Given problem
Extract the full listing verbatim and drop any pictures from your copy.

Recorded information
+++++
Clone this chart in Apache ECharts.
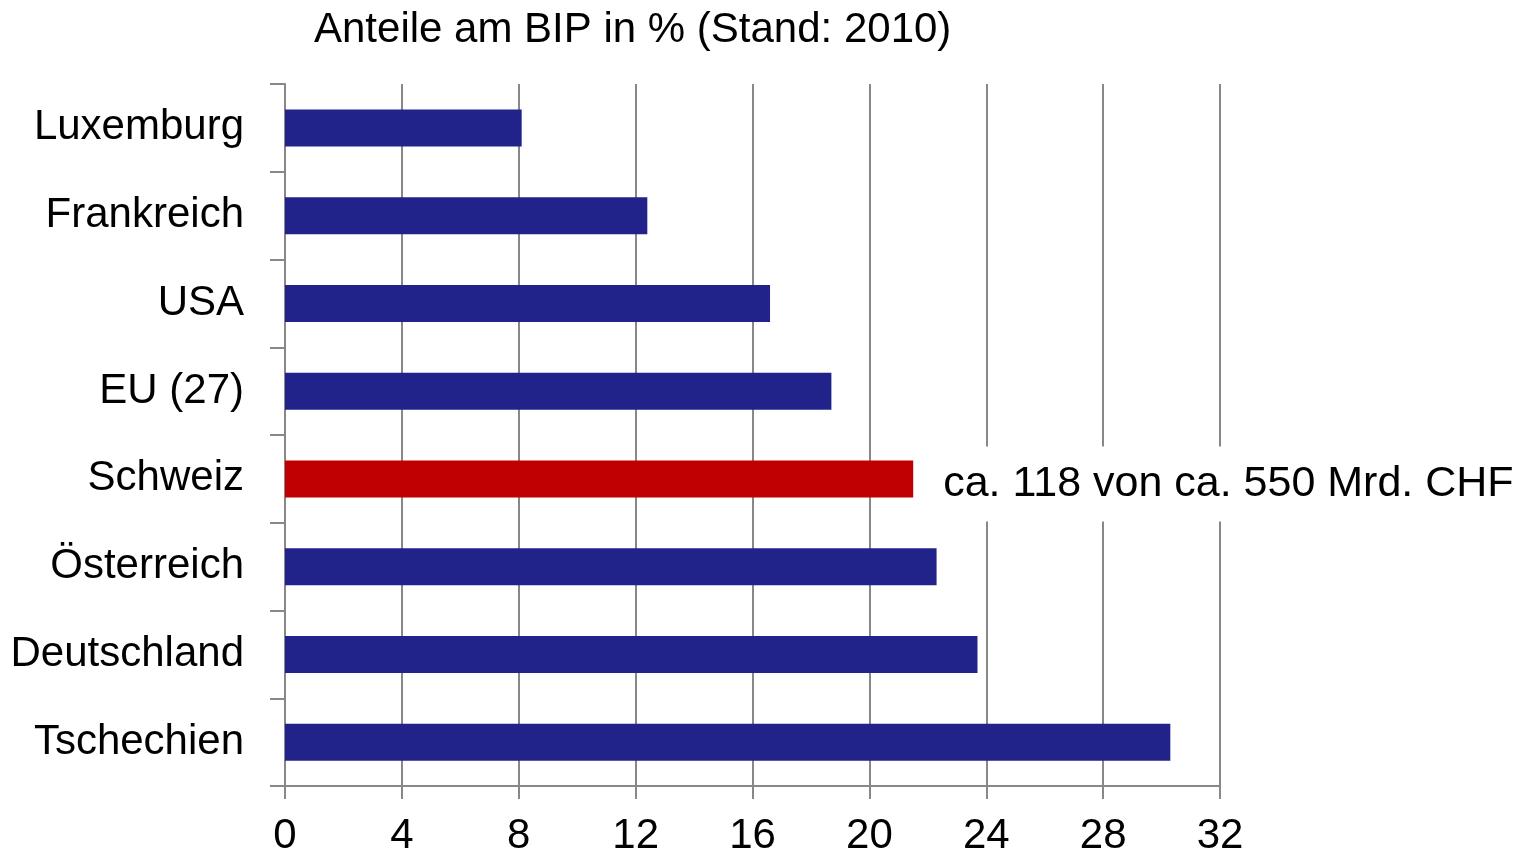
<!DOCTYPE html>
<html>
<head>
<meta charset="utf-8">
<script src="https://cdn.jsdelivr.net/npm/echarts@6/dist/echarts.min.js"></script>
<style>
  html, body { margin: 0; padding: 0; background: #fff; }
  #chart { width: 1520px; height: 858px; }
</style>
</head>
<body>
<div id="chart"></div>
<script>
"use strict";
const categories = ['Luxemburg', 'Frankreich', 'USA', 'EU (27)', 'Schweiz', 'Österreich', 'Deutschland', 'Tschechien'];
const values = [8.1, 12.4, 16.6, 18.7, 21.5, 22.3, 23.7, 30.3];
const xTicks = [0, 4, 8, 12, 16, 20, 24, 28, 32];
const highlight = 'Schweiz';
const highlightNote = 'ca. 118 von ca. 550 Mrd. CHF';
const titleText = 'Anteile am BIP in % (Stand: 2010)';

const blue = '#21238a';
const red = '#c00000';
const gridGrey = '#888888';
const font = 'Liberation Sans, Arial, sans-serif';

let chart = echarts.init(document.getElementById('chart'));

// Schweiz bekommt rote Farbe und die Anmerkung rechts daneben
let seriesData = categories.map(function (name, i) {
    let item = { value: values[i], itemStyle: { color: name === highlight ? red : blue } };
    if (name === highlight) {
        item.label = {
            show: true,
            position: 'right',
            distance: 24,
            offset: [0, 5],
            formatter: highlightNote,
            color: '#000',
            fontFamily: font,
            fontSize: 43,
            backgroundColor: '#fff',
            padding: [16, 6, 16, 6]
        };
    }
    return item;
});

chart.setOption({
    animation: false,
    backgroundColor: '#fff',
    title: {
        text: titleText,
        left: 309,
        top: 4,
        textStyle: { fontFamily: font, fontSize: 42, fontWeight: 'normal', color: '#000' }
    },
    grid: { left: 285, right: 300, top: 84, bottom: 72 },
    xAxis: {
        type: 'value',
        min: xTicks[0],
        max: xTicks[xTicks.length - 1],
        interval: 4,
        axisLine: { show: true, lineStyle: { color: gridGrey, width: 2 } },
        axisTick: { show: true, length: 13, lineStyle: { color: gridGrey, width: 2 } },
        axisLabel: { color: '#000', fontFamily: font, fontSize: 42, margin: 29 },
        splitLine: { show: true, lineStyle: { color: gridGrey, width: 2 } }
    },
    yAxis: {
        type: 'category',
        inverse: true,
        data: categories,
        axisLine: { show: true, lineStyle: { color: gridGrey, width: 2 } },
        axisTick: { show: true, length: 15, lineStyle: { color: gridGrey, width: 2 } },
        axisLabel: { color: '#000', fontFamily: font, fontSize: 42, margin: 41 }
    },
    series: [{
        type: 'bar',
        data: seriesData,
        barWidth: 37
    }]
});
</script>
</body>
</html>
+++++
Exercise response
Clone this chart in Apache ECharts.
<!DOCTYPE html>
<html>
<head>
<meta charset="utf-8">
<script src="https://cdn.jsdelivr.net/npm/echarts@6/dist/echarts.min.js"></script>
<style>
  html, body { margin: 0; padding: 0; background: #fff; }
  #chart { width: 1520px; height: 858px; }
</style>
</head>
<body>
<div id="chart"></div>
<script>
"use strict";
const categories = ['Luxemburg', 'Frankreich', 'USA', 'EU (27)', 'Schweiz', 'Österreich', 'Deutschland', 'Tschechien'];
const values = [8.1, 12.4, 16.6, 18.7, 21.5, 22.3, 23.7, 30.3];
const xTicks = [0, 4, 8, 12, 16, 20, 24, 28, 32];
const highlight = 'Schweiz';
const highlightNote = 'ca. 118 von ca. 550 Mrd. CHF';
const titleText = 'Anteile am BIP in % (Stand: 2010)';

const blue = '#21238a';
const red = '#c00000';
const gridGrey = '#888888';
const font = 'Liberation Sans, Arial, sans-serif';

let chart = echarts.init(document.getElementById('chart'));

// Schweiz bekommt rote Farbe und die Anmerkung rechts daneben
let seriesData = categories.map(function (name, i) {
    let item = { value: values[i], itemStyle: { color: name === highlight ? red : blue } };
    if (name === highlight) {
        item.label = {
            show: true,
            position: 'right',
            distance: 24,
            offset: [0, 5],
            formatter: highlightNote,
            color: '#000',
            fontFamily: font,
            fontSize: 43,
            backgroundColor: '#fff',
            padding: [16, 6, 16, 6]
        };
    }
    return item;
});

chart.setOption({
    animation: false,
    backgroundColor: '#fff',
    title: {
        text: titleText,
        left: 309,
        top: 4,
        textStyle: { fontFamily: font, fontSize: 42, fontWeight: 'normal', color: '#000' }
    },
    grid: { left: 285, right: 300, top: 84, bottom: 72 },
    xAxis: {
        type: 'value',
        min: xTicks[0],
        max: xTicks[xTicks.length - 1],
        interval: 4,
        axisLine: { show: true, lineStyle: { color: gridGrey, width: 2 } },
        axisTick: { show: true, length: 13, lineStyle: { color: gridGrey, width: 2 } },
        axisLabel: { color: '#000', fontFamily: font, fontSize: 42, margin: 29 },
        splitLine: { show: true, lineStyle: { color: gridGrey, width: 2 } }
    },
    yAxis: {
        type: 'category',
        inverse: true,
        data: categories,
        axisLine: { show: true, lineStyle: { color: gridGrey, width: 2 } },
        axisTick: { show: true, length: 15, lineStyle: { color: gridGrey, width: 2 } },
        axisLabel: { color: '#000', fontFamily: font, fontSize: 42, margin: 41 }
    },
    series: [{
        type: 'bar',
        data: seriesData,
        barWidth: 37
    }]
});
</script>
</body>
</html>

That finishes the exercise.